• _PROBLEM DESCRIPTION_: The listing below holds a line with "Convert this chart to Observable Plot code." and a later line with "(boxes[0].pos + boxes[1].pos)". Write out those two lines and every line between them, exactly, and nothing else.
··· EXERCISE INPUT
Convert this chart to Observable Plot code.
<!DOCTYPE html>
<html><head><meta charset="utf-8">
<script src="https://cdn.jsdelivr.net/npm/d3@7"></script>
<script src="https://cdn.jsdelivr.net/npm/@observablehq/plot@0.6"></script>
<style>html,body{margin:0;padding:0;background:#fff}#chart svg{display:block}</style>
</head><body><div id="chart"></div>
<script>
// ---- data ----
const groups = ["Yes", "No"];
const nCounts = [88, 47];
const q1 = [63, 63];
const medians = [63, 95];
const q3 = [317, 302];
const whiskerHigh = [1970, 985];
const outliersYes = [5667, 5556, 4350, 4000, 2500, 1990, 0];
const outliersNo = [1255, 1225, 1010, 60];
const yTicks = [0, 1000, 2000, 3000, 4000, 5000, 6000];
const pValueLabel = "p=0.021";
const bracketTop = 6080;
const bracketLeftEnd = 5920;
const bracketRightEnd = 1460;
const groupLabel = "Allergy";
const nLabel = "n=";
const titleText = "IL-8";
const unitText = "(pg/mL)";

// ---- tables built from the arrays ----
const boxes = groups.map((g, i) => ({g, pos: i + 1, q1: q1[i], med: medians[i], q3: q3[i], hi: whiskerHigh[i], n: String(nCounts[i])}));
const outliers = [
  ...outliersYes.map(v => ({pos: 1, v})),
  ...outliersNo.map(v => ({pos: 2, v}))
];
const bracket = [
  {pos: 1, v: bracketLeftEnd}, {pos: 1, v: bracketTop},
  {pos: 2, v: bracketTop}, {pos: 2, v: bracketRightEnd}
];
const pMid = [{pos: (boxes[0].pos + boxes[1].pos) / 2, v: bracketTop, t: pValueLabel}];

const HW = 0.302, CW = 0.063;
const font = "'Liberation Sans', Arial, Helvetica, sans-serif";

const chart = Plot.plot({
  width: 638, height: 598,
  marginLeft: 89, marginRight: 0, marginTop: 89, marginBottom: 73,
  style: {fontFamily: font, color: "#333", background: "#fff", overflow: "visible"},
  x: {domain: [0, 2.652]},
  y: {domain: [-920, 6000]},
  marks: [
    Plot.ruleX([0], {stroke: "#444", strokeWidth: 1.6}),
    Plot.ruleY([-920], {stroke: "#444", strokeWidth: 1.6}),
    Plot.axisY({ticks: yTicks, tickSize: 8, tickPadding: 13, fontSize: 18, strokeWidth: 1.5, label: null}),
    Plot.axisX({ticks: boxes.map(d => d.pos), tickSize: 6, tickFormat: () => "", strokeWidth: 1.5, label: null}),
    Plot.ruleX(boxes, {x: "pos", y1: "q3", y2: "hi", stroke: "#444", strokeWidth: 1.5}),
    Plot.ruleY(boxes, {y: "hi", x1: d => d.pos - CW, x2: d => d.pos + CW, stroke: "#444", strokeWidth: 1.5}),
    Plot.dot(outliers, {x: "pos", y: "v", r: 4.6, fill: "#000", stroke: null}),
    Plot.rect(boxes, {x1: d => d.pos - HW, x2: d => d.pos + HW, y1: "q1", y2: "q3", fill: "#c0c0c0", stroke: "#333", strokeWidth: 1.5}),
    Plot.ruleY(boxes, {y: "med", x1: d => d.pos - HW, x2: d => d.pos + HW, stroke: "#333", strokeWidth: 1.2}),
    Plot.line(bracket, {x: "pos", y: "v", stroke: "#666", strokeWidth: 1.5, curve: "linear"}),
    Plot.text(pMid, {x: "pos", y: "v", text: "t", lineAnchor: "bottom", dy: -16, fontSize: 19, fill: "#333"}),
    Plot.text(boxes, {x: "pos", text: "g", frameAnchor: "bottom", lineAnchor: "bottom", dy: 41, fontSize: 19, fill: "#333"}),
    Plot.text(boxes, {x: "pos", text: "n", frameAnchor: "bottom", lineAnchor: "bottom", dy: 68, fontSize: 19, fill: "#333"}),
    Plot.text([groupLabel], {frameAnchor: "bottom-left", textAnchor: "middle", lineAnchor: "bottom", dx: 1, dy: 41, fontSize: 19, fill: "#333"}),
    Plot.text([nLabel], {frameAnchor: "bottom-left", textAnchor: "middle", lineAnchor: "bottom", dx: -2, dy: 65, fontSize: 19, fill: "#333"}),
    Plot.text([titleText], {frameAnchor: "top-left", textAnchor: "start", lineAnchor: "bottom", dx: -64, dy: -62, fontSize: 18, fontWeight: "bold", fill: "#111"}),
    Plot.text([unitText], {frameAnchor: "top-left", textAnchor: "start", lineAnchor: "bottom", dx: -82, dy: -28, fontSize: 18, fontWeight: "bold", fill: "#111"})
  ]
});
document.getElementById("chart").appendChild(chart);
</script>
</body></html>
······
··· EXERCISE INPUT
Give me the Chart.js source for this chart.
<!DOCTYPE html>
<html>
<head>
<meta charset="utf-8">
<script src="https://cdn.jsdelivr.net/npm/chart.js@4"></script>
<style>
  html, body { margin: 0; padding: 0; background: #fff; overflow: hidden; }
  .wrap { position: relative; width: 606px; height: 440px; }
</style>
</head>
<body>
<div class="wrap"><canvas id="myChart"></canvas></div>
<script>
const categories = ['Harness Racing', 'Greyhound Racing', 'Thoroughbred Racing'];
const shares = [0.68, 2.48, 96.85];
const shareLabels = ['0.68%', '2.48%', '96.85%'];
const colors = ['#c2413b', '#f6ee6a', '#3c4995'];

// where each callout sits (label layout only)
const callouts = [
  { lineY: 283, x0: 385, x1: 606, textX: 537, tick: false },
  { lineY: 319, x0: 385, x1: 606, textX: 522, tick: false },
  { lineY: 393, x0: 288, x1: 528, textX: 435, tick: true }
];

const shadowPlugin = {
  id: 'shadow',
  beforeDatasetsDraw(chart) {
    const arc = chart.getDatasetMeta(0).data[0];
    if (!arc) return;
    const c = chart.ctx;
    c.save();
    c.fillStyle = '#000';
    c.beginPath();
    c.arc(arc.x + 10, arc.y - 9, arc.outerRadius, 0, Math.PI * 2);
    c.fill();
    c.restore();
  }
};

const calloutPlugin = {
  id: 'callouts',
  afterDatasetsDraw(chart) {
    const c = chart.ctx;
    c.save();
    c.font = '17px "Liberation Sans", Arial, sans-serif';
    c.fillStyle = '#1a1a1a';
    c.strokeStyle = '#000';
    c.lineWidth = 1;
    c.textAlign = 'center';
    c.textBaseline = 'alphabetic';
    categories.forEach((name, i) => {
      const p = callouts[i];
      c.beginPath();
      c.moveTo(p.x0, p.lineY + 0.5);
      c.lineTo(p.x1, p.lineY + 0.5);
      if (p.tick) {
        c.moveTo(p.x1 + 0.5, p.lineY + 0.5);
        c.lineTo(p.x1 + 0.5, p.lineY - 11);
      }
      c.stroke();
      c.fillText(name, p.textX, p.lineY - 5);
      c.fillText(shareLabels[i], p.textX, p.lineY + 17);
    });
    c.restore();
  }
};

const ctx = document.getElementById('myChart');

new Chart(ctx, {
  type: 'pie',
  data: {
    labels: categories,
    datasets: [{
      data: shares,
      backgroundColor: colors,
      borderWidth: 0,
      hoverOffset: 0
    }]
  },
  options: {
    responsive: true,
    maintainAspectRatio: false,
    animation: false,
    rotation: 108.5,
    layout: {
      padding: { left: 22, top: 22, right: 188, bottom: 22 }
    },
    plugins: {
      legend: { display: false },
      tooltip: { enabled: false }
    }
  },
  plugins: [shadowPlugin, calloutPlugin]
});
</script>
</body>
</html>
······
• _FULL RESPONSE_:
Convert this chart to Observable Plot code.
<!DOCTYPE html>
<html><head><meta charset="utf-8">
<script src="https://cdn.jsdelivr.net/npm/d3@7"></script>
<script src="https://cdn.jsdelivr.net/npm/@observablehq/plot@0.6"></script>
<style>html,body{margin:0;padding:0;background:#fff}#chart svg{display:block}</style>
</head><body><div id="chart"></div>
<script>
// ---- data ----
const groups = ["Yes", "No"];
const nCounts = [88, 47];
const q1 = [63, 63];
const medians = [63, 95];
const q3 = [317, 302];
const whiskerHigh = [1970, 985];
const outliersYes = [5667, 5556, 4350, 4000, 2500, 1990, 0];
const outliersNo = [1255, 1225, 1010, 60];
const yTicks = [0, 1000, 2000, 3000, 4000, 5000, 6000];
const pValueLabel = "p=0.021";
const bracketTop = 6080;
const bracketLeftEnd = 5920;
const bracketRightEnd = 1460;
const groupLabel = "Allergy";
const nLabel = "n=";
const titleText = "IL-8";
const unitText = "(pg/mL)";

// ---- tables built from the arrays ----
const boxes = groups.map((g, i) => ({g, pos: i + 1, q1: q1[i], med: medians[i], q3: q3[i], hi: whiskerHigh[i], n: String(nCounts[i])}));
const outliers = [
  ...outliersYes.map(v => ({pos: 1, v})),
  ...outliersNo.map(v => ({pos: 2, v}))
];
const bracket = [
  {pos: 1, v: bracketLeftEnd}, {pos: 1, v: bracketTop},
  {pos: 2, v: bracketTop}, {pos: 2, v: bracketRightEnd}
];
const pMid = [{pos: (boxes[0].pos + boxes[1].pos) / 2, v: bracketTop, t: pValueLabel}];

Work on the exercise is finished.